En arabe, « nafar » signifie « exilé économique ». Le livre de Mathilde Chapuis fait bien le récit de l’exil politique d’un jeune Syrien, mais il est porté par le regard d’une jeune femme française à qui l’amour confère le don d’imaginer ce que son compagnon lui tait ou ne lui raconte que douloureusement, par bribes. « Moi qui sur ma chaise, moi qui dans ma tour attends le départ du héros, ou bien son retour, je cherche les épisodes de sa grande aventure sur lesquels je pourrais avoir prise. J’observe, je consigne et j’invente ».

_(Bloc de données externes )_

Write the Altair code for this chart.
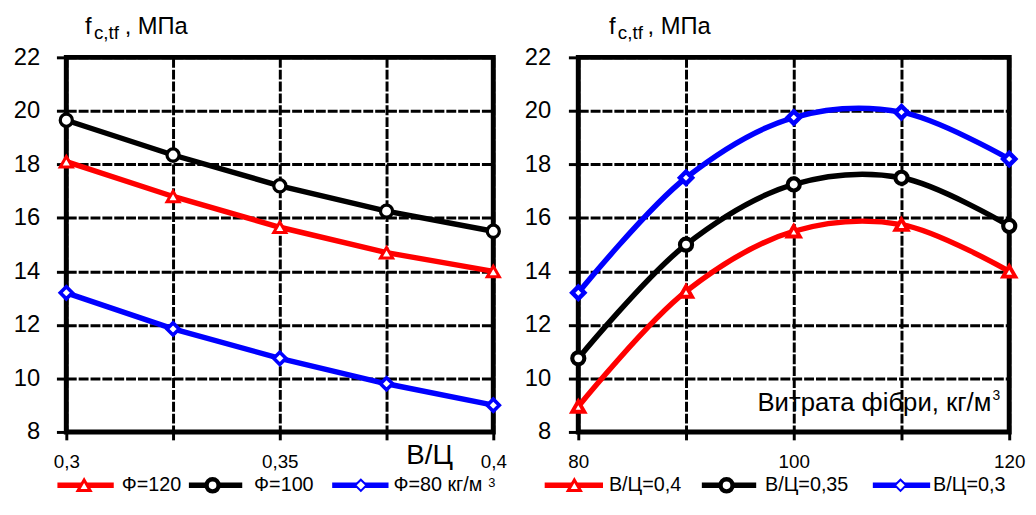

Mathilde Chapuis, Nafar. Liana Levi, 160 p., 15 €
Ainsi revit-elle de l’intérieur – détails du paysage, sensations sous les pieds, faim, soif, odeurs et émotions – la longue attente du clandestin, caché dans les broussailles avant son passage du fleuve Meriç entre la Turquie et la Grèce. L’empathie est telle que le rythme heurté des phrases courtes de Mathilde Chapuis est à l’unisson du halètement de celui qui se cache et fuit. Un détail donne un goût de réalité à son évocation : l’attachement du jeune homme à la veste bleue qu’il porte, achetée peu avant les manifestations en Syrie. Quelques passages expriment la nostalgie de la vie quotidienne avant la guerre : « Il est si agréable de se promener sur al Dablan quand les arbres commencent à bourgeonner. Ce sera très vite la saison des abricots, on fera de la confiture. L’air embaumera bientôt du parfum des roses et une myriade de petites fleurs au parfum envoûtant écloront sur la verdure qui couvre les parois intérieures de ton café. Ici je veux parler du café dont tu es le propriétaire, celui que tu as laissé aux bons soins de tes employés le temps d’aller faire un tour cette après-midi-là. »
Quelques mois après, la répression s’est abattue sur le printemps syrien et des milliers de jeunes ont fui la dictature. La narratrice observe le jeune homme alors qu’il est employé dans un café d’Istanbul. Elle s’étonne de son énergie, de son ballet entre les tables. Et se laisse séduire. Tous deux font halte dans un petit appartement où défilent des personnes censées savoir comment sortir de Turquie.
La mégapole turque n’est qu’un lieu de transit que l’exilé ne prend pas le temps d’apprivoiser tant il est attiré par l’Europe et par ce que ce mot porte en lui de promesses. Dans son imaginaire, c’est la Suède qui offre le cadre de vie idéal. Ce rêve est si fort parmi les candidats syriens à l’Europe qu’il peut rendre certains mesquins, jaloux de leur ancienne femme de ménage qui a réussi à se réfugier dans ce pays tant convoité.
Ce destin individuel est évoqué sur une trame à la fois historique et mythologique. La narratrice raconte les échanges de populations qui ont marqué le XXe siècle dans les Balkans. Elle fait le tableau de la ville d’Edirne, l’ancienne Andrinople, capitale de l’Empire ottoman avant la conquête d’Istanbul, maintenant gros bourg dévoré par la proximité d’Istanbul. Elle devient elle-même une figure mythique, entre Pénélope et Iseult : « J’attends de tes nouvelles. J’attends que tu m’appelles et dises : “Victoire !” Ou alors ton retour. Quoi qu’il arrive, je suis là. Je n’ose pas quitter ma chambre, faire quoi que ce soit qui me détourne de ce que tu es en train de vivre. Jamais de trêve. Sur la chaise, face au bureau, j’ai peur que tu ne meures si je cesse d’y penser. » Elle est une sorte de fée douée d’une double vue qui lui permet de voir le passé par les yeux de son compagnon.
Mais elle est avant tout une femme amoureuse qui voudrait profiter du moment plutôt que de le laisser envahir par un désir d’ailleurs qui ne répondra peut-être pas aux attentes. Est-il possible de savourer l’instant ? Aux yeux du jeune Syrien, les tulipes des parterres symbolisent la ville d’Istanbul. Il en offre une à sa compagne et elle devient, cette fleur qui s’ouvre brutalement à la lumière du jour, le symbole du passage de la beauté à l’indignation.